The Seventy Weeks Prophecy
Confession of sin
Are you saved?
When the Catholic Church was born in 1054 (no, it wasn't the church that was born in Pentecost, and no, Peter was not the "first Pope") the middle ages' religious mindset for Western Europe, as we know it, was also born. This little question you see above about salvation was "the" question for people in all Christianity. Because that church was considered the one with power to save or condemn (as yet, confession is made before their priests) even kings were terrified by the possibility of being excommunicated, it means excluded from the church, because they would "lose their salvation".

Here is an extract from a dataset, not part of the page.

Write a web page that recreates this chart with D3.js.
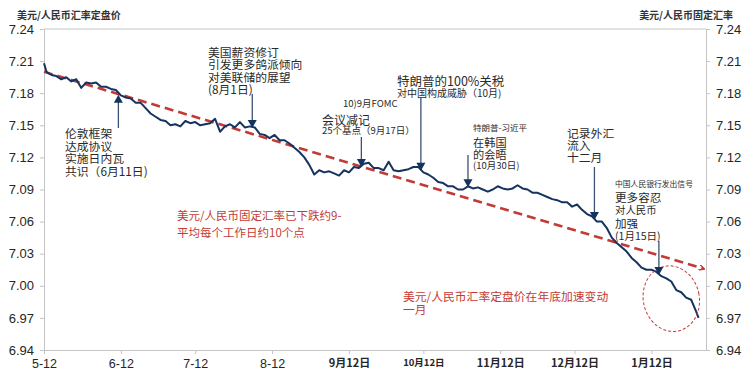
<!DOCTYPE html>
<html>
<head>
<meta charset="utf-8">
<script src="https://cdn.jsdelivr.net/npm/d3@7/dist/d3.min.js"></script>
<style>
  body { margin: 0; background: #fff; }
  svg { display: block; }
  .cjk { font-family: "Noto Sans CJK SC", sans-serif; }
  .num { font-family: "Liberation Sans", Arial, sans-serif; }
</style>
</head>
<body>
<div id="chart"></div>
<script>
// USD/CNY fixing, days counted from 2025-05-12
const startDate = new Date(Date.UTC(2025, 4, 12));
const dayOffsets = [0, 1, 3, 5, 7, 9, 11, 13, 15, 17, 19, 21, 23, 25, 27, 29, 31, 33, 35, 37, 39, 41, 43, 45, 47, 49,
  51, 53, 55, 57, 59, 61, 63, 65, 67, 69, 71, 73, 75, 77, 79, 81, 83, 85, 87, 89, 91, 93, 95, 97, 99,
  101, 103, 105, 107, 109, 111, 113, 115, 117, 119, 121, 123, 125, 127, 129, 131, 133, 135, 137, 139,
  141, 143, 145, 147, 149, 151, 153, 155, 157, 159, 161, 163, 165, 167, 169, 171, 173, 175, 177, 179,
  181, 183, 185, 187, 189, 191, 193, 195, 197, 199, 201, 203, 205, 207, 209, 211, 213, 215, 217, 219,
  221, 223, 225, 227, 229, 231, 233, 235, 237, 239, 241, 243, 245, 247, 249, 251, 253, 255, 257, 259,
  261, 263, 264];
const fixing = [7.208, 7.200, 7.197, 7.196, 7.193, 7.195, 7.191, 7.193, 7.185, 7.190, 7.189, 7.190, 7.186, 7.186,
  7.184, 7.183, 7.178, 7.176, 7.175, 7.171, 7.171, 7.166, 7.161, 7.158, 7.155, 7.154,
  7.150, 7.151, 7.149, 7.154, 7.152, 7.153, 7.150, 7.151, 7.152, 7.156, 7.144, 7.149, 7.151, 7.148, 7.153,
  7.148, 7.149, 7.148, 7.142, 7.141, 7.138, 7.141, 7.136, 7.136, 7.133,
  7.129, 7.125, 7.120, 7.113, 7.104, 7.108, 7.106, 7.107, 7.105, 7.103, 7.108, 7.106, 7.111, 7.110, 7.114,
  7.115, 7.110, 7.110, 7.108, 7.116, 7.108, 7.107, 7.108, 7.109, 7.111, 7.111, 7.106, 7.104, 7.101, 7.097,
  7.096, 7.093, 7.093, 7.090, 7.090, 7.093, 7.091, 7.092, 7.090, 7.088, 7.090, 7.093, 7.091, 7.090, 7.091,
  7.094, 7.091, 7.090, 7.087, 7.087, 7.085, 7.083, 7.081, 7.080, 7.078, 7.078, 7.074, 7.076, 7.071, 7.067,
  7.065, 7.060, 7.060, 7.054, 7.045, 7.040, 7.036, 7.032, 7.026, 7.022, 7.017, 7.015, 7.015, 7.013, 7.009,
  7.007, 7.004, 6.996, 6.994, 6.989, 6.987, 6.976, 6.970];

// dashed trend line
const trendDays = [0, 266];
const trendValues = [7.200, 7.016];

const yTicks = [6.94, 6.97, 7.00, 7.03, 7.06, 7.09, 7.12, 7.15, 7.18, 7.21, 7.24];
const xTickDates = ['2025-05-12', '2025-06-12', '2025-07-12', '2025-08-12', '2025-09-12',
  '2025-10-12', '2025-11-12', '2025-12-12', '2026-01-12'];
const xTickLabels = ['5-12', '6-12', '7-12', '8-12', '9月12日', '10月12日', '11月12日', '12月12日', '1月12日'];

// event arrows: day offset, tail y (px), direction
const arrows = [
  { day: 30, tail: 128, up: true },
  { day: 84, tail: 94 },
  { day: 128, tail: 137 },
  { day: 152, tail: 98 },
  { day: 171, tail: 155 },
  { day: 222, tail: 167 },
  { day: 248, tail: 241 }
];

const notes = [
  { x: 65, y: 132, size: 11.8, lines: ['伦敦框架', '达成协议', '实施日内瓦', '共识（6月11日)'], lh: 12.6 },
  { x: 208, y: 51, size: 11.8, lines: ['美国薪资修订', '引发更多鸽派倾向', '对美联储的展望', '(8月1日)'], lh: 12.4 },
  { x: 343, y: 103, size: 9.5, lines: ['10)9月FOMC'] },
  { x: 322, y: 119, size: 12, lines: ['会议减记'] },
  { x: 322, y: 130, size: 9.5, lines: ['25个基点（9月17日）'] },
  { x: 397, y: 80, size: 12.5, lines: ['特朗普的100%关税'] },
  { x: 397, y: 92, size: 10, lines: ['对中国构成威胁（10月)'] },
  { x: 473, y: 127, size: 8.5, lines: ['特朗普-习近平'] },
  { x: 473, y: 142, size: 11.2, lines: ['在韩国', '的会晤'], lh: 11.5 },
  { x: 473, y: 165, size: 9.5, lines: ['(10月30日)'] },
  { x: 567, y: 132, size: 11.8, lines: ['记录外汇', '流入', '十二月'], lh: 12 },
  { x: 615, y: 183, size: 7.8, lines: ['中国人民银行发出信号'] },
  { x: 615, y: 197, size: 11.6, lines: ['更多容忍'] },
  { x: 615, y: 209, size: 10.4, lines: ['对人民币'] },
  { x: 615, y: 223, size: 11.6, lines: ['加强'] },
  { x: 615, y: 235, size: 10.5, lines: ['(1月15日)'] },
  { x: 177, y: 215, size: 11.5, lines: ['美元/人民币固定汇率已下跌约9-', '平均每个工作日约10个点'], lh: 17, red: true },
  { x: 403, y: 295, size: 11.8, lines: ['美元/人民币汇率定盘价在年底加速变动', '一月'], lh: 12.5, red: true }
];

const navy = '#15335e', red = '#c33a36', grey = '#c4c4c4';
const W = 756, H = 378;
const margin = { top: 29, right: 50, bottom: 28, left: 44 };

const toDate = d => new Date(startDate.getTime() + d * 864e5);
const data = dayOffsets.map((d, i) => ({ date: toDate(d), value: fixing[i] }));

const x = d3.scaleUtc()
  .domain([startDate, new Date(Date.UTC(2026, 1, 3))])
  .range([margin.left, W - margin.right]);
const y = d3.scaleLinear().domain([6.94, 7.24]).range([H - margin.bottom, margin.top]);

const svg = d3.select('#chart').append('svg').attr('width', W).attr('height', H);

// frame top line
svg.append('line')
  .attr('x1', margin.left).attr('x2', W - margin.right)
  .attr('y1', margin.top).attr('y2', margin.top)
  .attr('stroke', grey);

const yFmt = d3.format('.2f');
const styleAxis = g => {
  g.select('.domain').attr('stroke', grey);
  g.selectAll('.tick line').attr('stroke', grey);
  g.selectAll('text').attr('fill', '#262626');
};

svg.append('g')
  .attr('transform', `translate(${margin.left},0)`)
  .call(d3.axisLeft(y).tickValues(yTicks).tickFormat(yFmt).tickSize(4).tickPadding(6).tickSizeOuter(0))
  .call(styleAxis)
  .selectAll('text').attr('class', 'num').style('font-size', '13px');

svg.append('g')
  .attr('transform', `translate(${W - margin.right},0)`)
  .call(d3.axisRight(y).tickValues(yTicks).tickFormat(yFmt).tickSize(4).tickPadding(6).tickSizeOuter(0))
  .call(styleAxis)
  .selectAll('text').attr('class', 'num').style('font-size', '13px');

const tickDates = xTickDates.map(s => new Date(s + 'T00:00:00Z'));
svg.append('g')
  .attr('transform', `translate(0,${H - margin.bottom})`)
  .call(d3.axisBottom(x).tickValues(tickDates).tickSize(4).tickPadding(5).tickSizeOuter(0)
    .tickFormat((d, i) => xTickLabels[i]))
  .call(styleAxis)
  .selectAll('text')
  .attr('class', (d, i) => i < 4 ? 'num' : 'cjk')
  .style('font-size', (d, i) => i < 4 ? '12.5px' : (i === 5 ? '9.5px' : '11px'))
  .style('font-weight', (d, i) => i < 4 ? 'normal' : 'bold');

// axis titles
svg.append('text').attr('class', 'cjk').attr('x', 17).attr('y', 19)
  .style('font-size', '10px').style('font-weight', 'bold').attr('fill', '#333')
  .text('美元/人民币汇率定盘价');
svg.append('text').attr('class', 'cjk').attr('x', 733).attr('y', 19).attr('text-anchor', 'end')
  .style('font-size', '10px').style('font-weight', 'bold').attr('fill', '#333')
  .text('美元/人民币固定汇率');

// defs: arrowheads
const defs = svg.append('defs');
defs.append('marker').attr('id', 'redhead')
  .attr('viewBox', '0 0 10 10').attr('refX', 8).attr('refY', 5)
  .attr('markerWidth', 6).attr('markerHeight', 6).attr('markerUnits', 'userSpaceOnUse')
  .attr('orient', 'auto')
  .append('path').attr('d', 'M0,0 L10,5 L0,10').attr('fill', 'none').attr('stroke', red).attr('stroke-width', 2.2);

// trend
const trend = trendDays.map((d, i) => ({ date: toDate(d), value: trendValues[i] }));
svg.append('path').datum(trend)
  .attr('d', d3.line().x(d => x(d.date)).y(d => y(d.value)))
  .attr('stroke', red).attr('stroke-width', 2.6).attr('stroke-dasharray', '9,5')
  .attr('fill', 'none').attr('marker-end', 'url(#redhead)');

// fixing line
svg.append('path').datum(data)
  .attr('d', d3.line().x(d => x(d.date)).y(d => y(d.value)))
  .attr('stroke', navy).attr('stroke-width', 2).attr('stroke-linejoin', 'round')
  .attr('fill', 'none');

// dashed ellipse
svg.append('ellipse')
  .attr('cx', x(toDate(253))).attr('cy', y(6.988))
  .attr('rx', 28).attr('ry', 33)
  .attr('transform', `rotate(-12 ${x(toDate(253))} ${y(6.988)})`)
  .attr('fill', 'none').attr('stroke', red).attr('stroke-width', 1).attr('stroke-dasharray', '3,2');

// event arrows
const valueAt = day => {
  const t = toDate(day);
  const i = d3.bisector(d => d.date).left(data, t);
  const a = data[Math.max(0, i - 1)], b = data[Math.min(data.length - 1, i)];
  if (a === b) return a.value;
  const k = (t - a.date) / (b.date - a.date);
  return a.value + (b.value - a.value) * k;
};
arrows.forEach(a => {
  const ax = x(toDate(a.day));
  const tip = y(valueAt(a.day)) + (a.up ? 2 : 1);
  const dir = a.up ? -1 : 1;
  svg.append('line').attr('x1', ax).attr('x2', ax).attr('y1', a.tail).attr('y2', tip - dir * 6)
    .attr('stroke', '#3b5272').attr('stroke-width', 1.3);
  svg.append('path')
    .attr('d', `M${ax - 4.5},${tip - dir * 8} L${ax + 4.5},${tip - dir * 8} L${ax},${tip} Z`)
    .attr('fill', navy);
});

// annotation texts
notes.forEach(n => {
  const t = svg.append('text').attr('class', 'cjk')
    .attr('x', n.x).attr('y', n.y)
    .attr('dominant-baseline', 'central')
    .style('font-size', n.size + 'px')
    .attr('fill', n.red ? red : '#2a2a2a');
  n.lines.forEach((s, i) => {
    t.append('tspan').attr('x', n.x).attr('y', n.y + i * (n.lh || 0)).text(s);
  });
});
</script>
</body>
</html>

The end of Catholic supremacy, and of the Middle Ages, the coming of the Reformation and the birth of secular governments (democracies) would greatly change this mindset, mostly for good. But a point is being missing in our modern society, and it is precisely all talk about sin and salvation, condemnation and eternal life, heaven and hell. For many people today, the first reaction to our question would be, "what do you mean 'saved'?" "Saved from what?" Let's see what God means with that.
Jesus is called Savior because He came to save. His constant activity to reach out to those who were considered "the" sinners and outcasts was criticised by deeply religious people who called Him "friend of sinners". One of the most touching stories about salvation was His answer to such accusations. We know it as "The Prodigal Son", and it is found in the Gospel according to Luke, chapter 15.
The prodigal son was the younger of two, both children to a man who seems to be a landowner. This younger son was probably bored by his daily life, and asked his father for his inheritance to be, in order to leave his father's house and take his life in his hands. Because he was neither the best of administrators or a hard working fellow, and because he had a preference for prostitutes and a wild living, he became poor and had to sell himself as a servant, taking care of pigs. He felt as a miserable in his task. One day, he came to his senses, probably thinking about the outcome of his acts, and realised that even his father's servants were in better situation than him. Then he repented, and decided to go back to his father in order to ask him for forgiveness and live as his son again. That was his father's dream scenario; he hadn't heard yet the words of repentance and he was already running to hug his son and receive him. The older son critizised his father with the same attitude than the religious people who attacked Jesus, but the father's answer was "...we had to celebrate and be glad, because this brother of yours was dead and is alive again; he was lost and is found".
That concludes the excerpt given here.